25 janeiro 2015

MIRÓ

A comunicação social portuguesa, ultimamente, não tem falado de Miró, ou, mais exactamente, das obras do pintor catalão que se encontram em Portugal, fruto de um investimento em arte realizado por um banco que, entretanto, faliu , e o qual o governo de então «salvou», assumindo as suas dívidas. Ora, quando se assume uma dívida de tantos dígitos, também se assume o património da entidade falida, o que, ao que parece, terá acontecido. Por essa razão, ficou a pertencer ao estado português um conjunto valioso de desenhos e pinturas que se encontram guardadas em território nacional.

Talvez alguns leitores não estejam lembrados de quem foi Miró, Joan Miró. Trata-se de um artista plástico nascido perto de Barcelona em 1893. É mundialmente admirado e estudado, estando muitas das suas obras expostas nos museus mais conceituados. Foi também escultor, realizando peças de arte urbana, e igualmente ceramista, em colaboração com um amigo de infância (Artigas) que tinha uma oficina de oleiro.

Os primeiros desenhos que dele se guardam datam de 1901 e já revelam perfeição, tendo em conta que são obra de uma criança. Desde então não mais parou de desenhar e pintar, apesar de, por parte do pai, não receber estímulos nesse sentido. O pai, estabelecido como ourives e relojoeiro, decidiu que ele seguiria um curso comercial. O jovem acatou a decisão paterna e fez o curso, ao mesmo tempo que, como aluno voluntário, frequentava a Escola de Arte de Barcelona. Nesses primeiros anos de ensino artístico apreendeu os rudimentos que darão, à sua obra, um sentido de perfeito equilíbrio espacial e de domínio das cores puras que utilizava, no início, sem sombras nem esbatidos. Prosseguiu estudos em Paris, viajou, estabeleceu relações de amizade duradouras com intelectuais e outros artistas, participou em exposições colectivas e individuais. Foi recebendo críticas, algumas  elogiosas , mas a fama internacional só o alcança quando chega à maturidade, no período entre as duas guerras.

Não podemos catalogar o «seu estilo», porquanto, como a maioria dos artistas, foi experimentando várias técnicas e novas abordagens aos temas durante a sua longa vida. Sabe-se que cada obra era maduramente pensada e executada com rigor, num trabalho árduo de muitas horas diárias. Homem reservado, vivia em família e para a sua arte. Mesmo na juventude, não terá integrado tertúlias de amantes da boémia e dos excessos. Estamos, pois, em presença de alguém que construiu, pela força do querer e pela aplicação, uma carreira sólida e reconhecida.
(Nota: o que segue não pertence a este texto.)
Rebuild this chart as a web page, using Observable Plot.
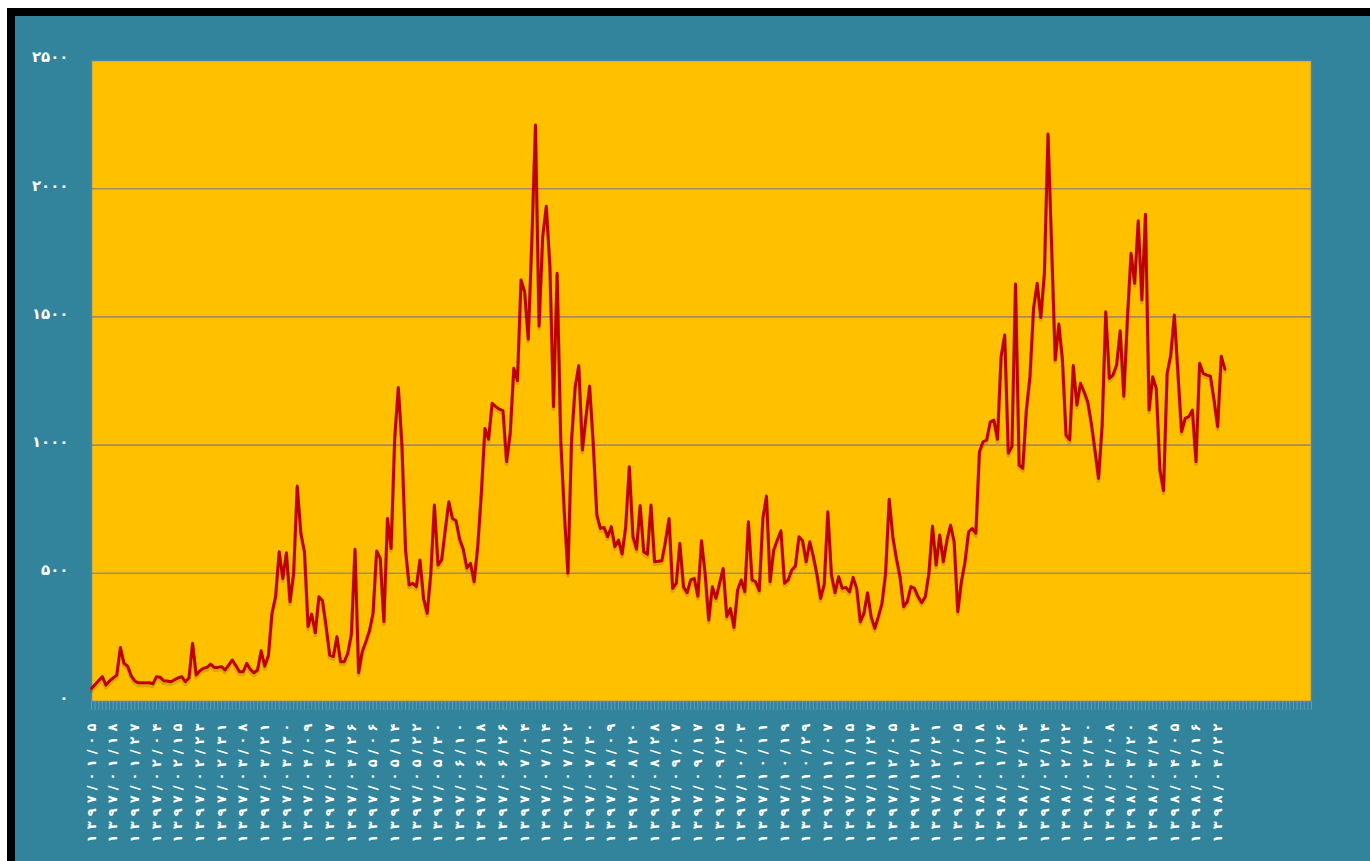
<!DOCTYPE html>
<html><head><meta charset="utf-8">
<script src="https://cdn.jsdelivr.net/npm/d3@7"></script>
<script src="https://cdn.jsdelivr.net/npm/@observablehq/plot@0.6"></script>
<style>
html,body{margin:0;padding:0;background:#fff;width:1370px;height:861px;overflow:hidden;}
#frame{position:absolute;left:7px;top:8px;width:1363px;height:853px;background:#000;}
#chart{position:absolute;left:15px;top:16px;width:1355px;height:845px;background:#31849B;}
</style></head><body><div id="frame"></div><div id="chart"></div>
<script>
const values = [
  51, 66, 82, 97, 64, 80, 92, 103, 211, 149,
  138, 100, 80, 73, 73, 73, 73, 69, 97, 95,
  81, 80, 77, 85, 92, 97, 77, 92, 227, 103,
  120, 130, 133, 146, 133, 133, 136, 123, 142, 162,
  140, 116, 116, 149, 125, 112, 123, 198, 138, 178,
  344, 409, 584, 480, 580, 389, 500, 840, 656, 584,
  292, 341, 268, 409, 393, 292, 181, 175, 253, 155,
  155, 188, 263, 594, 112, 194, 233, 276, 344, 587,
  558, 311, 714, 597, 1026, 1225, 1000, 591, 454, 461,
  448, 552, 402, 344, 500, 766, 532, 552, 669, 779,
  714, 705, 633, 594, 521, 539, 467, 604, 812, 1065,
  1023, 1163, 1150, 1140, 1134, 935, 1046, 1300, 1251, 1644,
  1598, 1413, 1800, 2248, 1464, 1813, 1932, 1696, 1150, 1670,
  1020, 734, 500, 1020, 1228, 1310, 981, 1111, 1230, 1007,
  727, 675, 679, 643, 682, 604, 630, 575, 682, 916,
  643, 594, 764, 584, 574, 766, 545, 547, 549, 623,
  714, 441, 461, 617, 448, 424, 474, 480, 411, 627,
  500, 318, 448, 402, 461, 519, 331, 363, 289, 435,
  474, 428, 701, 474, 467, 432, 714, 801, 467, 591,
  630, 666, 461, 474, 513, 528, 643, 627, 545, 623,
  565, 494, 402, 457, 740, 494, 424, 487, 441, 445,
  428, 484, 441, 311, 344, 424, 331, 285, 331, 383,
  500, 789, 643, 558, 487, 370, 389, 448, 441, 409,
  385, 409, 500, 684, 532, 649, 545, 630, 688, 623,
  350, 467, 545, 662, 675, 656, 974, 1013, 1020, 1091,
  1098, 1023, 1345, 1429, 968, 994, 1628, 922, 909, 1137,
  1267, 1534, 1631, 1498, 1670, 2213, 1774, 1332, 1472, 1332,
  1039, 1020, 1310, 1156, 1241, 1208, 1169, 1085, 981, 870,
  1078, 1520, 1260, 1273, 1312, 1446, 1191, 1494, 1748, 1631,
  1875, 1566, 1900, 1137, 1267, 1221, 903, 822, 1280, 1351,
  1507, 1280, 1052, 1104, 1111, 1137, 935, 1319, 1280, 1273,
  1269, 1176, 1072, 1347, 1296
];

const dateLabels = [
  "۱۳۹۷/۰۱/۰۵","۱۳۹۷/۰۱/۱۸","۱۳۹۷/۰۱/۲۷","۱۳۹۷/۰۲/۰۴","۱۳۹۷/۰۲/۱۵","۱۳۹۷/۰۲/۲۳",
  "۱۳۹۷/۰۲/۳۱","۱۳۹۷/۰۳/۰۸","۱۳۹۷/۰۳/۲۱","۱۳۹۷/۰۳/۳۰","۱۳۹۷/۰۴/۰۹","۱۳۹۷/۰۴/۱۷",
  "۱۳۹۷/۰۴/۲۶","۱۳۹۷/۰۵/۰۶","۱۳۹۷/۰۵/۱۴","۱۳۹۷/۰۵/۲۲","۱۳۹۷/۰۵/۳۰","۱۳۹۷/۰۶/۱۰",
  "۱۳۹۷/۰۶/۱۸","۱۳۹۷/۰۶/۲۶","۱۳۹۷/۰۷/۰۴","۱۳۹۷/۰۷/۱۴","۱۳۹۷/۰۷/۲۲","۱۳۹۷/۰۷/۳۰",
  "۱۳۹۷/۰۸/۰۹","۱۳۹۷/۰۸/۲۰","۱۳۹۷/۰۸/۲۸","۱۳۹۷/۰۹/۰۷","۱۳۹۷/۰۹/۱۷","۱۳۹۷/۰۹/۲۵",
  "۱۳۹۷/۱۰/۰۳","۱۳۹۷/۱۰/۱۱","۱۳۹۷/۱۰/۱۹","۱۳۹۷/۱۰/۲۹","۱۳۹۷/۱۱/۰۷","۱۳۹۷/۱۱/۱۵",
  "۱۳۹۷/۱۱/۲۷","۱۳۹۷/۱۲/۰۵","۱۳۹۷/۱۲/۱۳","۱۳۹۷/۱۲/۲۱","۱۳۹۸/۰۱/۰۵","۱۳۹۸/۰۱/۱۸",
  "۱۳۹۸/۰۱/۲۶","۱۳۹۸/۰۲/۰۴","۱۳۹۸/۰۲/۱۴","۱۳۹۸/۰۲/۲۲","۱۳۹۸/۰۲/۳۰","۱۳۹۸/۰۳/۰۸",
  "۱۳۹۸/۰۳/۲۰","۱۳۹۸/۰۳/۲۸","۱۳۹۸/۰۴/۰۵","۱۳۹۸/۰۴/۱۶","۱۳۹۸/۰۴/۲۲"
];

const yTicks = [0, 500, 1000, 1500, 2000, 2500];
const yTickLabels = ["۰", "۵۰۰", "۱۰۰۰", "۱۵۰۰", "۲۰۰۰", "۲۵۰۰"];
const gridValues = [500, 1000, 1500, 2000];
const labelStep = 6;
const categoryCount = 339;

const data = values.map((v, i) => ({i, v}));

const chart = Plot.plot({
  width: 1355,
  height: 845,
  marginLeft: 76,
  marginRight: 59,
  marginTop: 44,
  marginBottom: 160,
  style: {background: "transparent", fontFamily: "'DejaVu Sans', sans-serif", color: "#ffffff", overflow: "visible"},
  x: {domain: [0, categoryCount - 1], axis: null},
  y: {domain: [0, 2500], axis: null},
  marks: [
    Plot.frame({fill: "#FFC000"}),
    Plot.ruleY(gridValues, {stroke: "#a98a5c", strokeWidth: 1.6}),
    Plot.frame({stroke: "#4F81BD", strokeWidth: 1.5}),
    Plot.axisX({ticks: d3.range(0, categoryCount), tickSize: 9, tickFormat: () => "", label: null, stroke: "#5b9fb4", strokeWidth: 1}),
    Plot.axisX({
      ticks: d3.range(0, values.length, labelStep),
      tickSize: 0, tickPadding: 22, tickRotate: -90, label: null,
      tickFormat: d => dateLabels[d / labelStep],
      fill: "#ffffff", fontSize: 13, fontWeight: "bold"
    }),
    Plot.axisY({
      ticks: yTicks, tickSize: 0, tickPadding: 23, label: null,
      tickFormat: d => yTickLabels[yTicks.indexOf(d)],
      fill: "#ffffff", fontSize: 15, fontWeight: "bold", dy: -3
    }),
    Plot.line(data, {x: "i", y: "v", dy: 2.5, stroke: "#6b4a00", strokeOpacity: 0.22, strokeWidth: 4}),
    Plot.line(data, {x: "i", y: "v", stroke: "#C00000", strokeWidth: 3, strokeLinejoin: "round"})
  ]
});

// spread the characters of the rotated date labels (letter-spacing is ignored for Arabic-script digits)
d3.select(chart).selectAll('g[aria-label="x-axis tick label"] text').each(function() {
  const el = this.querySelector("tspan") || this;
  const n = el.textContent.length;
  if (!n) return;
  const gaps = Array.from({length: n}, (_, k) => (k === 0 ? 0 : 5.1));
  el.setAttribute("dx", gaps.join(" "));
});
document.getElementById("chart").appendChild(chart);
</script>
</body></html>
Do acervo de trabalhos provindos do banco nada sei e acho, até, que poucos saberão. Sei o que se disse e que me entristece: será vendido em leilão quando a lei o permitir. Pergunto-me, no entanto: não seria bom para a cultura que essas obras fossem expostas, em Portugal, antes que o conjunto se desmembre e o seu rasto se perca? Uma exposição não se organiza de um momento para o outro, é certo, e os custos que envolve são altos. Mesmo assim! Não merecerão os portugueses, ainda que por dois ou três meses, usufruir de um bem nacional que, provavelmente, não voltará a estar reunido nunca mais?

Penso neste assunto com alguma frequência. Para minha satisfação, há umas semanas atrás, ouvi na rádio, a escritora Lídia Jorge emitir sobre ele uma opinião muito sustentada em que defendia que, antes que a alienação aconteça, as obras deveriam ser expostas. Alguém, com poder de decisão, ouviu Lídia Jorge? Quem dera que sim!
Maria Amélia de Vasconcelos
Texto publicado no jornal da  S. C. M. do Cartaxo.